HOA 600 M001 ST: Radical Media M 2:15 PM-5:00 PM Innes, Margaret Online-SYNCHRONOUS double numbered with HOA 600, M001 - American visual culture changed dramatically between the World Wars. Amid severe economic depression and the consolidation of the monopoly press, a new cast of artists and radicals set out to transform the social potential of art. Turning to accessible and often mass-distributed formats such as graphic illustration, photography, and film, these cultural workers aimed to redefine the boundaries between art and mass culture, forging new modes of aesthetic experience for a new public. This course explores the figures at the center of this paradigm shift, from the artists and activists of the Harlem Renaissance to the Mexican muralists to the labor radicals of the worker-photography movement. How did the embrace of popular forms shift the political stakes of artistic production? How did it change ideas of art? And how did it impact visual cultures of social dissent? In this class, we will place artists’ work in dialogue with historical and theoretical debates to understand interwar visual culture at the nexus of art and mass media.
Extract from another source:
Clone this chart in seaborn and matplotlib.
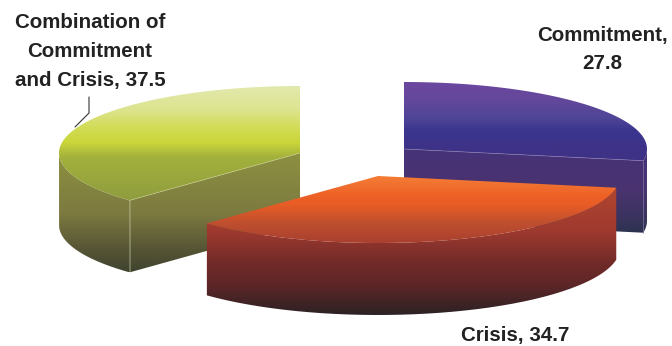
import numpy as np
import pandas as pd
import matplotlib
matplotlib.use("Agg")
import matplotlib.pyplot as plt
from matplotlib.colors import LinearSegmentedColormap
from matplotlib.patches import PathPatch
from matplotlib.path import Path
import seaborn as sns

categories = ["Commitment", "Crisis", "Combination of Commitment and Crisis"]
values = [27.8, 34.7, 37.5]
label_texts = ["Commitment,\n27.8", "Crisis, 34.7", "Combination of\nCommitment\nand Crisis, 37.5"]

sns.set_theme(style="white")
plt.rcParams["font.family"] = ["Liberation Sans", "DejaVu Sans"]

df = pd.DataFrame({"category": categories, "value": values})
df["end"] = df["value"].cumsum() / df["value"].sum() * 2 * np.pi
df["start"] = df["end"].shift(fill_value=0.0)

RY, DEPTH = 67.0, 72.0
radii = [243.0, 242.0, 241.0]
# slice centre after explosion (pixels)
centres = [(404, 149), (378, 176), (300, 153)]
top_grad = [
    [(82, "#6c479f"), (100, "#63489b"), (118, "#4f4597"), (130, "#3b368f"), (150, "#3e3286")],
    [(176, "#f47d36"), (195, "#ee6226"), (205, "#e85c26"), (222, "#c0502e"), (243, "#a93f2f")],
    [(86, "#e2e9ae"), (110, "#dde48f"), (128, "#d2dc56"), (143, "#cbd63a"), (158, "#a3b13c"), (200, "#8f9d3f")],
]
side_grad = [
    [(149, "#463278"), (190, "#4a336f"), (215, "#3c3460"), (232, "#2d3250")],
    [(188, "#b0462f"), (230, "#a03a30"), (265, "#6f2a27"), (285, "#5e2628"), (314, "#2e2224")],
    [(153, "#8d9141"), (215, "#7c7a40"), (250, "#565535"), (272, "#40432e")],
]

fig = plt.figure(figsize=(6.72, 3.46), dpi=100, facecolor="white")
ax = fig.add_axes([0, 0, 1, 1])
ax.set_xlim(0, 672)
ax.set_ylim(346, 0)
ax.axis("off")


def rim(c, rx, a0, a1, dy=0.0, n=120):
    t = np.linspace(a0, a1, n)
    return np.column_stack([c[0] + rx * np.sin(t), c[1] - RY * np.cos(t) + dy])


def fill(poly, stops):
    ys = np.array([s[0] for s in stops], float)
    lo, hi = ys[0], ys[-1]
    cmap = LinearSegmentedColormap.from_list(
        "g", [((y - lo) / (hi - lo), col) for y, col in stops])
    x0, x1 = poly[:, 0].min() - 1, poly[:, 0].max() + 1
    y0, y1 = min(poly[:, 1].min(), lo), max(poly[:, 1].max(), hi)
    arr = np.clip((np.linspace(y0, y1, 256) - lo) / (hi - lo), 0, 1)[:, None]
    im = ax.imshow(arr, cmap=cmap, vmin=0, vmax=1, extent=(x0, x1, y1, y0),
                   aspect="auto", interpolation="bilinear", zorder=z[0])
    patch = PathPatch(Path(np.vstack([poly, poly[:1]])), transform=ax.transData,
                      fc="none", ec="none")
    ax.add_patch(patch)
    im.set_clip_path(patch)
    z[0] += 1
    ax.set_xlim(0, 672)
    ax.set_ylim(346, 0)


z = [1]
for i in [2, 0, 1]:
    c = np.array(centres[i], float)
    rx = radii[i]
    a0, a1 = df.loc[i, "start"], df.loc[i, "end"]
    arc = rim(c, rx, a0, a1)

    # cut face seen from the front
    if i == 0:
        end = arc[-1]
        fill(np.array([c, end, end + [0, DEPTH], c + [0, DEPTH]]), side_grad[i])
    if i == 2:
        start = arc[0]
        fill(np.array([c, start, start + [0, DEPTH], c + [0, DEPTH]]), side_grad[i])

    # curved outer wall, front half only
    lo, hi = max(a0, np.pi / 2), min(a1, 3 * np.pi / 2)
    outer = rim(c, rx, lo, hi)
    fill(np.vstack([outer, outer[::-1] + [0, DEPTH]]), side_grad[i])

    # top face
    fill(np.vstack([c, arc]), top_grad[i])

    # thin highlights along the edges of the faces
    if i == 2:
        ax.plot([c[0], arc[0, 0]], [c[1], arc[0, 1]], color="#c9cf8e", lw=0.5, alpha=0.8, zorder=z[0])
        ax.plot([arc[0, 0]] * 2, [arc[0, 1], arc[0, 1] + DEPTH], color="#aab07a", lw=0.5, alpha=0.7, zorder=z[0])
    if i == 0:
        ax.plot([c[0], arc[-1, 0]], [c[1], arc[-1, 1]], color="#8e7fb5", lw=0.5, alpha=0.8, zorder=z[0])
        ax.plot([arc[-1, 0]] * 2, [arc[-1, 1], arc[-1, 1] + DEPTH], color="#75659f", lw=0.5, alpha=0.8, zorder=z[0])
    z[0] += 1

label_style = dict(ha="center", va="center", fontsize=14.8, fontweight="bold",
                   color="#222222", linespacing=1.66, zorder=50)
ax.text(602, 49.5, label_texts[0], **label_style)
ax.text(515, 335.5, label_texts[1], **label_style)
ax.text(90, 51.5, label_texts[2], **label_style)
ax.plot([89, 89, 75], [97, 113, 127], color="#333333", lw=0.8, zorder=50)

fig.savefig("out.png", dpi=100, facecolor="white")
HOA 600 M002 ST: Native Modernisms MW 12:45 PM-2:05 PM Scott, Sascha In Person double numbered with HOA 400, M002; crosslisted with NAT 400, M001 - Throughout the twentieth century, Native American artists created objects for the art market that simultaneously drew from their community’s traditions and engaged with dominant art trends. This course will study these objects and consider how Native artists engaged with, disrupted, and formed their own modernisms. The course will span from the late nineteenth-century to the present and will situate Native modernisms within aesthetic, political, and cultural contexts. We will consider how Native artists variously accommodated, transformed, and resisted colonial ways of seeing and knowing, and thus produced forms of modern art that speak to Indigenous peoples’ enduring creativity, strength, and resilience.
HOA 600 M003 ST: Women in Art TTH 12:30 PM-1:50 PM Cornelison, Sally Online-SYNCHRONOUS crosslisted with HOA 440, M001 - This course will explore Italian works of art and architecture made by women, for women, and images of women that date from circa 1300 to 1650. Drawing on a rich body of primary, secondary, and visual sources, the class will examine, among other things, issues concerning women in the context of domestic, conventual, and public spaces and rituals; the artistic patronage of wives, widows, and nuns; images of female saints; portraits of secular women; and women artists and their work.
HOA 757 M001 Art History Symposium Project TBD Scott, Sascha All candidates for the M.A. degree in art history participate in the Symposium Project in their final semester of study. The goals of this 3-credit-hour course are to give graduate students experience in the research, writing, and oral presentation of substantial and original scholarly work. The Symposium Project (HOA 757) requires intensive expenditure of effort and time, both in scheduled class meetings and in private consultations with faculty advisors.